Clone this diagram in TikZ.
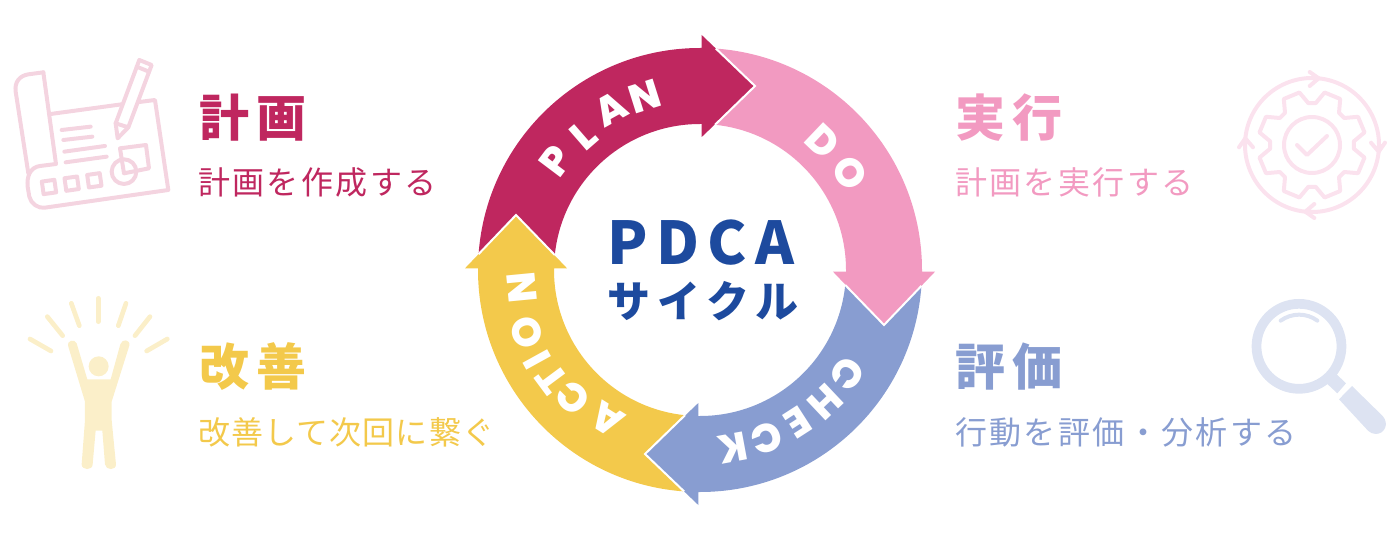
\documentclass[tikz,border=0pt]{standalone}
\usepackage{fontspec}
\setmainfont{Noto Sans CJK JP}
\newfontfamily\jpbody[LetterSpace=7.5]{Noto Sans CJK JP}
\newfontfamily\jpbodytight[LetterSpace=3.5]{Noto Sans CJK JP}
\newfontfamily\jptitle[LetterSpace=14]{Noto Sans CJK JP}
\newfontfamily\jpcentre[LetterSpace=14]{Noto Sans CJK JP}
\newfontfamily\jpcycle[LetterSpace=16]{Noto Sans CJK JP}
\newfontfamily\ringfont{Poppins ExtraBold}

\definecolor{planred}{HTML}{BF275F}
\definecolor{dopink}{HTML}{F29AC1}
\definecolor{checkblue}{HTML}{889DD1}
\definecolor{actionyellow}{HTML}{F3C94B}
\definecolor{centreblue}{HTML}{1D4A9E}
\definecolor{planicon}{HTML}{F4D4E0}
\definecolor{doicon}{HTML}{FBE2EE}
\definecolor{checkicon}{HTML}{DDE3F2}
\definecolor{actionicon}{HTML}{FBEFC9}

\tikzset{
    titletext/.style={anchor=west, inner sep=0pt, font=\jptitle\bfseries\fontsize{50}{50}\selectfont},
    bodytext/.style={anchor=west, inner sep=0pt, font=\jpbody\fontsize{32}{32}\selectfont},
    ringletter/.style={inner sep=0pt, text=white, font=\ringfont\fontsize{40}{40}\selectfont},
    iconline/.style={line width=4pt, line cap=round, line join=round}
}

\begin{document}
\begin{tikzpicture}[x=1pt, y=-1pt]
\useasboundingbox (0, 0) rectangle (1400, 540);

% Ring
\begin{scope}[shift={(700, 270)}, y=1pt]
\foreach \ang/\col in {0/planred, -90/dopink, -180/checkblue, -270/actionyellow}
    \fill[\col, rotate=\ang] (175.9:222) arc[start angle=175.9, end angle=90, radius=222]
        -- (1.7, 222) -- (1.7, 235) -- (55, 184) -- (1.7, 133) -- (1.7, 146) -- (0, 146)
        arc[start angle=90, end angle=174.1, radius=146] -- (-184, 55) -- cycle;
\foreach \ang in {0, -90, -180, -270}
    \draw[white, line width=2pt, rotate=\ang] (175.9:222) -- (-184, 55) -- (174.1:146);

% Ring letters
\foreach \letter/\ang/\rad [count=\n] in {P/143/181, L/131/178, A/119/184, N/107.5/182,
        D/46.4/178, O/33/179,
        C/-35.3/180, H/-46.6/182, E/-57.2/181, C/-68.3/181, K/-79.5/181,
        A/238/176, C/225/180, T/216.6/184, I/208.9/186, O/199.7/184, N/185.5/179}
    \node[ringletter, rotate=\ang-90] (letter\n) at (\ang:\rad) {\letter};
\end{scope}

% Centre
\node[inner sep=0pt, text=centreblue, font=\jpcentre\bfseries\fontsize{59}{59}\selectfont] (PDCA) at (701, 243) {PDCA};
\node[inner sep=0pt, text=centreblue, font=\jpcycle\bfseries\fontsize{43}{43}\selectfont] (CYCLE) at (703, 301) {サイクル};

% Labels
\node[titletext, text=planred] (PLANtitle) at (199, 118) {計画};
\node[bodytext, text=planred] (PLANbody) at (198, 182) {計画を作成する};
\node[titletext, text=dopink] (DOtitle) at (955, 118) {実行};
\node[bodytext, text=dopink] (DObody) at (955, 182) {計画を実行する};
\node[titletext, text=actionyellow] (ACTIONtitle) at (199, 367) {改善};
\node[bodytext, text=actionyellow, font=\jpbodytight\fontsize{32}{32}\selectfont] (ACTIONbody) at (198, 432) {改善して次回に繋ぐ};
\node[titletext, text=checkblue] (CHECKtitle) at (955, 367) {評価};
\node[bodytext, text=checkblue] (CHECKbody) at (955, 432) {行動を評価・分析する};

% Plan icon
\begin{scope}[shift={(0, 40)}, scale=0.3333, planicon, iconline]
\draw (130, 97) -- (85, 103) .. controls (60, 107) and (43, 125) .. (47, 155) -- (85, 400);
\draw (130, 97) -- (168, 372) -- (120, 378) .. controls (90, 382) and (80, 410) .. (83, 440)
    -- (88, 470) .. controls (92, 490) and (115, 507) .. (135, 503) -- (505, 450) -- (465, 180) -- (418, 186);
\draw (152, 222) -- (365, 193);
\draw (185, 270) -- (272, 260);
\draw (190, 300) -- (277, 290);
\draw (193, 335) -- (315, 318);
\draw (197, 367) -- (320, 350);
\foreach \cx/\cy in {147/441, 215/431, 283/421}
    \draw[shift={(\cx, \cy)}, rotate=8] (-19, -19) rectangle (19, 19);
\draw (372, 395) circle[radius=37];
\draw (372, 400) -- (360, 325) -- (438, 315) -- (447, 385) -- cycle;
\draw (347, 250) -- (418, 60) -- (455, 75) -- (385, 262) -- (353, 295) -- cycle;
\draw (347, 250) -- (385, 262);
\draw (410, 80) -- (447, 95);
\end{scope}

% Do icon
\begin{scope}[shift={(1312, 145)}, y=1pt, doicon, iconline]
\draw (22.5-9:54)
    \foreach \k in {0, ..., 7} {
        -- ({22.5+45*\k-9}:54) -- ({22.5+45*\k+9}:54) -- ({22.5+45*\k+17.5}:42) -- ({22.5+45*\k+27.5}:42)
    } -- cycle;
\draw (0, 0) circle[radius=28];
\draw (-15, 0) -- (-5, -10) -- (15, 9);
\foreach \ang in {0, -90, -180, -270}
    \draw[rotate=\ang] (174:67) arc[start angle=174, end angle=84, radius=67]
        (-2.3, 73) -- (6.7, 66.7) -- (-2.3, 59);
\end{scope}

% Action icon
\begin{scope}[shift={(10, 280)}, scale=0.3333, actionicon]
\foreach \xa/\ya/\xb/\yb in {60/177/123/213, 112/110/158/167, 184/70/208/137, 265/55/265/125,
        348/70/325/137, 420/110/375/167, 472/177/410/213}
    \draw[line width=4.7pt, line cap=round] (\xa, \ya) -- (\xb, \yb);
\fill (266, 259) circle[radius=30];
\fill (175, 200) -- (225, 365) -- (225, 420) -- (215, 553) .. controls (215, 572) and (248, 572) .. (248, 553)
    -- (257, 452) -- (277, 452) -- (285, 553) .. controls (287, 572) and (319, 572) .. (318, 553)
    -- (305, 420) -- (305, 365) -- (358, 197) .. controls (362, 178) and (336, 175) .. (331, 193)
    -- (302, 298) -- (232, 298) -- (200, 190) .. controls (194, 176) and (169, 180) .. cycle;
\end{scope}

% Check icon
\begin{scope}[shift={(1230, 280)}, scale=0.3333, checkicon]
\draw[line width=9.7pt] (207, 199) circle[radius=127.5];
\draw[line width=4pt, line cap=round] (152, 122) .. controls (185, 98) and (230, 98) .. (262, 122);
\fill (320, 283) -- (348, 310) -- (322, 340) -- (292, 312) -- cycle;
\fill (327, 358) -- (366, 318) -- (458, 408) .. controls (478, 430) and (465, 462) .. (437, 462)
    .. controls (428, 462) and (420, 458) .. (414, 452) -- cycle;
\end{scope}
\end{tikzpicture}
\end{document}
—————
Problem requirements:
Take the data above and repeat it exactly, leaving each picture out.

Answer:
Clone this diagram in TikZ.
\documentclass[tikz,border=0pt]{standalone}
\usepackage{fontspec}
\setmainfont{Noto Sans CJK JP}
\newfontfamily\jpbody[LetterSpace=7.5]{Noto Sans CJK JP}
\newfontfamily\jpbodytight[LetterSpace=3.5]{Noto Sans CJK JP}
\newfontfamily\jptitle[LetterSpace=14]{Noto Sans CJK JP}
\newfontfamily\jpcentre[LetterSpace=14]{Noto Sans CJK JP}
\newfontfamily\jpcycle[LetterSpace=16]{Noto Sans CJK JP}
\newfontfamily\ringfont{Poppins ExtraBold}

\definecolor{planred}{HTML}{BF275F}
\definecolor{dopink}{HTML}{F29AC1}
\definecolor{checkblue}{HTML}{889DD1}
\definecolor{actionyellow}{HTML}{F3C94B}
\definecolor{centreblue}{HTML}{1D4A9E}
\definecolor{planicon}{HTML}{F4D4E0}
\definecolor{doicon}{HTML}{FBE2EE}
\definecolor{checkicon}{HTML}{DDE3F2}
\definecolor{actionicon}{HTML}{FBEFC9}

\tikzset{
    titletext/.style={anchor=west, inner sep=0pt, font=\jptitle\bfseries\fontsize{50}{50}\selectfont},
    bodytext/.style={anchor=west, inner sep=0pt, font=\jpbody\fontsize{32}{32}\selectfont},
    ringletter/.style={inner sep=0pt, text=white, font=\ringfont\fontsize{40}{40}\selectfont},
    iconline/.style={line width=4pt, line cap=round, line join=round}
}

\begin{document}
\begin{tikzpicture}[x=1pt, y=-1pt]
\useasboundingbox (0, 0) rectangle (1400, 540);

% Ring
\begin{scope}[shift={(700, 270)}, y=1pt]
\foreach \ang/\col in {0/planred, -90/dopink, -180/checkblue, -270/actionyellow}
    \fill[\col, rotate=\ang] (175.9:222) arc[start angle=175.9, end angle=90, radius=222]
        -- (1.7, 222) -- (1.7, 235) -- (55, 184) -- (1.7, 133) -- (1.7, 146) -- (0, 146)
        arc[start angle=90, end angle=174.1, radius=146] -- (-184, 55) -- cycle;
\foreach \ang in {0, -90, -180, -270}
    \draw[white, line width=2pt, rotate=\ang] (175.9:222) -- (-184, 55) -- (174.1:146);

% Ring letters
\foreach \letter/\ang/\rad [count=\n] in {P/143/181, L/131/178, A/119/184, N/107.5/182,
        D/46.4/178, O/33/179,
        C/-35.3/180, H/-46.6/182, E/-57.2/181, C/-68.3/181, K/-79.5/181,
        A/238/176, C/225/180, T/216.6/184, I/208.9/186, O/199.7/184, N/185.5/179}
    \node[ringletter, rotate=\ang-90] (letter\n) at (\ang:\rad) {\letter};
\end{scope}

% Centre
\node[inner sep=0pt, text=centreblue, font=\jpcentre\bfseries\fontsize{59}{59}\selectfont] (PDCA) at (701, 243) {PDCA};
\node[inner sep=0pt, text=centreblue, font=\jpcycle\bfseries\fontsize{43}{43}\selectfont] (CYCLE) at (703, 301) {サイクル};

% Labels
\node[titletext, text=planred] (PLANtitle) at (199, 118) {計画};
\node[bodytext, text=planred] (PLANbody) at (198, 182) {計画を作成する};
\node[titletext, text=dopink] (DOtitle) at (955, 118) {実行};
\node[bodytext, text=dopink] (DObody) at (955, 182) {計画を実行する};
\node[titletext, text=actionyellow] (ACTIONtitle) at (199, 367) {改善};
\node[bodytext, text=actionyellow, font=\jpbodytight\fontsize{32}{32}\selectfont] (ACTIONbody) at (198, 432) {改善して次回に繋ぐ};
\node[titletext, text=checkblue] (CHECKtitle) at (955, 367) {評価};
\node[bodytext, text=checkblue] (CHECKbody) at (955, 432) {行動を評価・分析する};

% Plan icon
\begin{scope}[shift={(0, 40)}, scale=0.3333, planicon, iconline]
\draw (130, 97) -- (85, 103) .. controls (60, 107) and (43, 125) .. (47, 155) -- (85, 400);
\draw (130, 97) -- (168, 372) -- (120, 378) .. controls (90, 382) and (80, 410) .. (83, 440)
    -- (88, 470) .. controls (92, 490) and (115, 507) .. (135, 503) -- (505, 450) -- (465, 180) -- (418, 186);
\draw (152, 222) -- (365, 193);
\draw (185, 270) -- (272, 260);
\draw (190, 300) -- (277, 290);
\draw (193, 335) -- (315, 318);
\draw (197, 367) -- (320, 350);
\foreach \cx/\cy in {147/441, 215/431, 283/421}
    \draw[shift={(\cx, \cy)}, rotate=8] (-19, -19) rectangle (19, 19);
\draw (372, 395) circle[radius=37];
\draw (372, 400) -- (360, 325) -- (438, 315) -- (447, 385) -- cycle;
\draw (347, 250) -- (418, 60) -- (455, 75) -- (385, 262) -- (353, 295) -- cycle;
\draw (347, 250) -- (385, 262);
\draw (410, 80) -- (447, 95);
\end{scope}

% Do icon
\begin{scope}[shift={(1312, 145)}, y=1pt, doicon, iconline]
\draw (22.5-9:54)
    \foreach \k in {0, ..., 7} {
        -- ({22.5+45*\k-9}:54) -- ({22.5+45*\k+9}:54) -- ({22.5+45*\k+17.5}:42) -- ({22.5+45*\k+27.5}:42)
    } -- cycle;
\draw (0, 0) circle[radius=28];
\draw (-15, 0) -- (-5, -10) -- (15, 9);
\foreach \ang in {0, -90, -180, -270}
    \draw[rotate=\ang] (174:67) arc[start angle=174, end angle=84, radius=67]
        (-2.3, 73) -- (6.7, 66.7) -- (-2.3, 59);
\end{scope}

% Action icon
\begin{scope}[shift={(10, 280)}, scale=0.3333, actionicon]
\foreach \xa/\ya/\xb/\yb in {60/177/123/213, 112/110/158/167, 184/70/208/137, 265/55/265/125,
        348/70/325/137, 420/110/375/167, 472/177/410/213}
    \draw[line width=4.7pt, line cap=round] (\xa, \ya) -- (\xb, \yb);
\fill (266, 259) circle[radius=30];
\fill (175, 200) -- (225, 365) -- (225, 420) -- (215, 553) .. controls (215, 572) and (248, 572) .. (248, 553)
    -- (257, 452) -- (277, 452) -- (285, 553) .. controls (287, 572) and (319, 572) .. (318, 553)
    -- (305, 420) -- (305, 365) -- (358, 197) .. controls (362, 178) and (336, 175) .. (331, 193)
    -- (302, 298) -- (232, 298) -- (200, 190) .. controls (194, 176) and (169, 180) .. cycle;
\end{scope}

% Check icon
\begin{scope}[shift={(1230, 280)}, scale=0.3333, checkicon]
\draw[line width=9.7pt] (207, 199) circle[radius=127.5];
\draw[line width=4pt, line cap=round] (152, 122) .. controls (185, 98) and (230, 98) .. (262, 122);
\fill (320, 283) -- (348, 310) -- (322, 340) -- (292, 312) -- cycle;
\fill (327, 358) -- (366, 318) -- (458, 408) .. controls (478, 430) and (465, 462) .. (437, 462)
    .. controls (428, 462) and (420, 458) .. (414, 452) -- cycle;
\end{scope}
\end{tikzpicture}
\end{document}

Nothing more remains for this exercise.